Report only the number of lines in this material that include "chart".

===== The records

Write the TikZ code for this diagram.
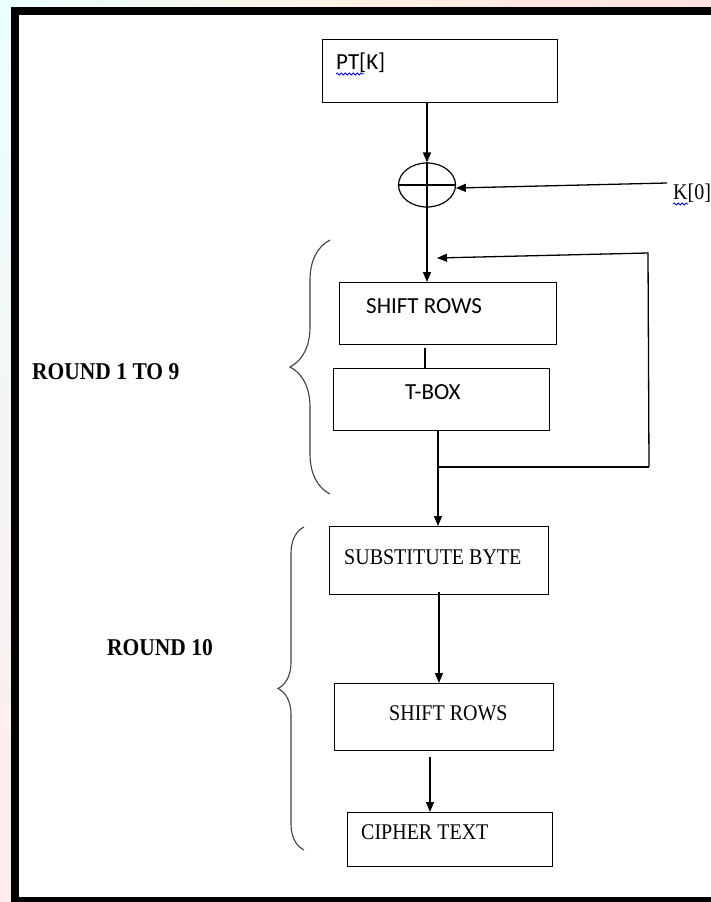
\documentclass[tikz,border=0pt]{standalone}
\usepackage{fontspec}
\setmainfont{Liberation Serif}
\newfontfamily\calib{Carlito}
\usetikzlibrary{arrows.meta,shapes.geometric,decorations.pathreplacing,decorations.pathmorphing,calc}
\newcommand{\tallsf}[1]{\scalebox{1}[1.12]{#1}}
\begin{document}
\begin{tikzpicture}[x=1pt,y=-1pt,
 box/.style={draw, line width=1.2pt, rectangle, inner sep=0pt, anchor=north west},
 arr/.style={line width=1.3pt, -{Triangle[length=10pt,width=8pt]}},
 ln/.style={line width=1.3pt},
 sanstext/.style={font=\calib\fontsize{23}{27}\selectfont, inner sep=0pt, anchor=west},
 seriftext/.style={font=\fontsize{20}{24}\selectfont, inner sep=0pt, anchor=west},
 roundlbl/.style={font=\bfseries\fontsize{21.5}{25}\selectfont, inner sep=0pt, anchor=west},
 brc/.style={decorate, draw=black!75, line width=1.1pt},
 spell/.style={draw=blue, line width=0.8pt, decorate, decoration={snake, segment length=4pt, amplitude=1pt}}
]
\useasboundingbox (0,0) rectangle (711,902);
% background and frame
\shade[top color=cyan!8, bottom color=red!8] (0,0) rectangle (711,902);
\shade[left color=cyan!8, right color=red!12, middle color=orange!10] (0,0) rectangle (711,16);
\fill[white] (19,15) rectangle (711,897);
\fill[black] (11,7) rectangle (19,902);
\fill[black] (11,7) rectangle (711,15);
\fill[black] (11,897) rectangle (711,902);

% boxes
\node[box, minimum width=235pt, minimum height=63pt] (pt) at (322,39) {};
\node[box, minimum width=217pt, minimum height=62pt] (sr1) at (339,282) {};
\node[box, minimum width=216pt, minimum height=62pt] (tbox) at (333,368) {};
\node[box, minimum width=219pt, minimum height=68pt] (sub) at (329,526) {};
\node[box, minimum width=219pt, minimum height=67pt] (sr2) at (334,683) {};
\node[box, minimum width=205pt, minimum height=54pt] (ct) at (347,812) {};

% texts
\node[sanstext] (ptt) at (336,63) {PT[K]};
\node[sanstext] (sr1t) at (366,306) {SHIFT ROWS};
\node[sanstext] (tboxt) at (405,392) {T-BOX};
\node[seriftext] (subt) at (344,557) {\tallsf{SUBSTITUTE BYTE}};
\node[seriftext] (sr2t) at (389,713) {\tallsf{SHIFT ROWS}};
\node[seriftext] (ctt) at (361,832) {\tallsf{CIPHER TEXT}};
\node[seriftext] (k) at (673,193) {\tallsf{K[0]}};
\node[roundlbl] (r19) at (32,372) {\tallsf{ROUND 1 TO 9}};
\node[roundlbl] (r10) at (107,648) {\tallsf{ROUND 10}};

% spelling marks
\draw[spell] (336,74) -- (364,74);
\draw[spell] (673,204) -- (688,204);

% xor
\node[draw, ellipse, line width=1.2pt, minimum width=57pt, minimum height=44pt, inner sep=0pt] (xor) at (427,185) {};
\draw[ln] (xor.north) -- (xor.south);
\draw[ln] (xor.west) -- (xor.east);

% connectors
\draw[arr] (pt.south -| xor.north) -- (xor.north);
\coordinate (kst) at (667,183);
\draw[arr] (kst) -- (xor.-6);
\draw[arr] (xor.south) -- (xor.south |- sr1.north);

\coordinate (c1) at (425,0);
\draw[ln] ($(sr1.south -| c1)+(0,3)$) -- (tbox.north -| c1);

\coordinate (cx2) at (438,0);
\draw[arr] (tbox.south -| cx2) -- (sub.north -| cx2);

\coordinate (fb1) at (438,467);
\coordinate (fbr) at (649,467);
\coordinate (fbt) at (648,253);
\coordinate (fbe) at (437,258);
\draw[ln] (fb1) -- (fbr);
\draw[arr] (fbr) -- (fbt) -- (fbe);

\coordinate (cx3) at (439,0);
\draw[arr] ($(sub.south -| cx3)+(0,-3)$) -- (sr2.north -| cx3);

\coordinate (c4s) at (430,757);
\draw[arr] (c4s) -- (ct.north -| c4s);

% braces
\draw[brc, decoration={brace, amplitude=40pt, aspect=0.5}] (330,494) -- (330,240);
\draw[brc, decoration={brace, amplitude=26pt, aspect=0.5}] (304,850) -- (304,527);
\end{tikzpicture}
\end{document}
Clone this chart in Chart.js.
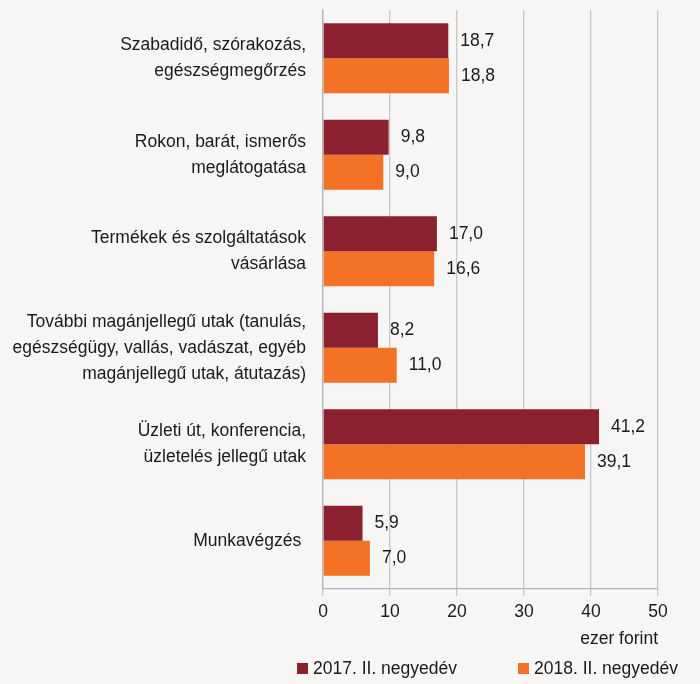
<!DOCTYPE html>
<html>
<head>
<meta charset="utf-8">
<script src="https://cdn.jsdelivr.net/npm/chart.js@4"></script>
<style>
  html, body { margin: 0; padding: 0; background: #f7f6f4; }
  #wrap { position: relative; width: 700px; height: 684px; }
  #legend { position: absolute; left: 0; top: 656px; width: 700px; height: 24px;
    font-family: 'Liberation Sans', Arial, sans-serif;
    font-size: 17.5px; color: #1a1a1a; }
  #legend .item { position: absolute; top: 0; white-space: nowrap; line-height: 24px; }
  #legend .box { display: inline-block; width: 11px; height: 11px; margin-right: 5px; vertical-align: 0px; }
</style>
</head>
<body>
<div id="wrap">
  <canvas id="chart"></canvas>
  <div id="legend"></div>
</div>
<script>
(function(){
  const FONT = "'Liberation Sans', Arial, sans-serif";
  const SIZE = 17.5;

  const categories = [
    ['Szabadidő, szórakozás,', 'egészségmegőrzés'],
    ['Rokon, barát, ismerős', 'meglátogatása'],
    ['Termékek és szolgáltatások', 'vásárlása'],
    ['További magánjellegű utak (tanulás,', 'egészségügy, vallás, vadászat, egyéb', 'magánjellegű utak, átutazás)'],
    ['Üzleti út, konferencia,', 'üzletelés jellegű utak'],
    'Munkavégzés '
  ];
  const series2017 = [18.7, 9.8, 17.0, 8.2, 41.2, 5.9];
  const series2018 = [18.8, 9.0, 16.6, 11.0, 39.1, 7.0];
  const seriesNames = ['2017. II. negyedév', '2018. II. negyedév'];
  const seriesColors = ['#8b212e', '#f37225'];
  const xTicks = [0, 10, 20, 30, 40, 50];
  const xTitle = 'ezer forint';

  const fmt = v => v.toFixed(1).replace('.', ',');

  // value labels to the right of every bar
  const valueLabels = {
    id: 'valueLabels',
    afterDatasetsDraw(chart){
      const c = chart.ctx;
      c.save();
      c.font = SIZE + 'px ' + FONT;
      c.fillStyle = '#1a1a1a';
      c.textBaseline = 'middle';
      c.textAlign = 'left';
      chart.data.datasets.forEach((ds, i) => {
        chart.getDatasetMeta(i).data.forEach((bar, j) => {
          c.fillText(fmt(ds.data[j]), bar.x + 12, bar.y);
        });
      });
      c.restore();
    }
  };

  const chart = new Chart(document.getElementById('chart'), {
    type: 'bar',
    data: {
      labels: categories,
      datasets: [
        { label: seriesNames[0], data: series2017, backgroundColor: seriesColors[0] },
        { label: seriesNames[1], data: series2018, backgroundColor: seriesColors[1] }
      ]
    },
    options: {
      indexAxis: 'y',
      responsive: true,
      maintainAspectRatio: false,
      animation: false,
      categoryPercentage: 0.725,
      barPercentage: 1.0,
      layout: { padding: { top: 10, right: 14, bottom: 34, left: 0 } },
      plugins: { legend: { display: false }, tooltip: { enabled: false } },
      scales: {
        x: {
          min: 0, max: 50,
          afterBuildTicks: s => { s.ticks = xTicks.map(v => ({ value: v })); },
          afterFit: s => { s.paddingRight = 42; },
          grid: { color: '#c8c8c8', lineWidth: 1.3, tickLength: 7, drawTicks: true },
          border: { color: '#b4b4b4', width: 1.3 },
          ticks: { font: { family: FONT, size: SIZE }, color: '#1a1a1a', padding: 6 },
          title: { display: true, text: xTitle, align: 'end', font: { family: FONT, size: SIZE }, color: '#1a1a1a', padding: { top: 0, bottom: 0 } }
        },
        y: {
          afterFit: s => { s.width = 323; s.paddingTop = 0; s.paddingBottom = 0; },
          grid: { display: false, drawTicks: false },
          border: { color: '#b4b4b4', width: 1.3 },
          ticks: { font: { family: FONT, size: SIZE, lineHeight: 26 / SIZE }, color: '#1a1a1a', padding: 17 }
        }
      }
    },
    plugins: [valueLabels]
  });

  // legend below the plot
  const legend = document.getElementById('legend');
  const legendX = [297, 518];
  chart.data.datasets.forEach((ds, i) => {
    const item = document.createElement('span');
    item.className = 'item';
    item.style.left = legendX[i] + 'px';
    item.innerHTML = '<span class="box" style="background:' + ds.backgroundColor + '"></span>' + ds.label;
    legend.appendChild(item);
  });
})();
</script>
</body>
</html>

==========

The solution → 9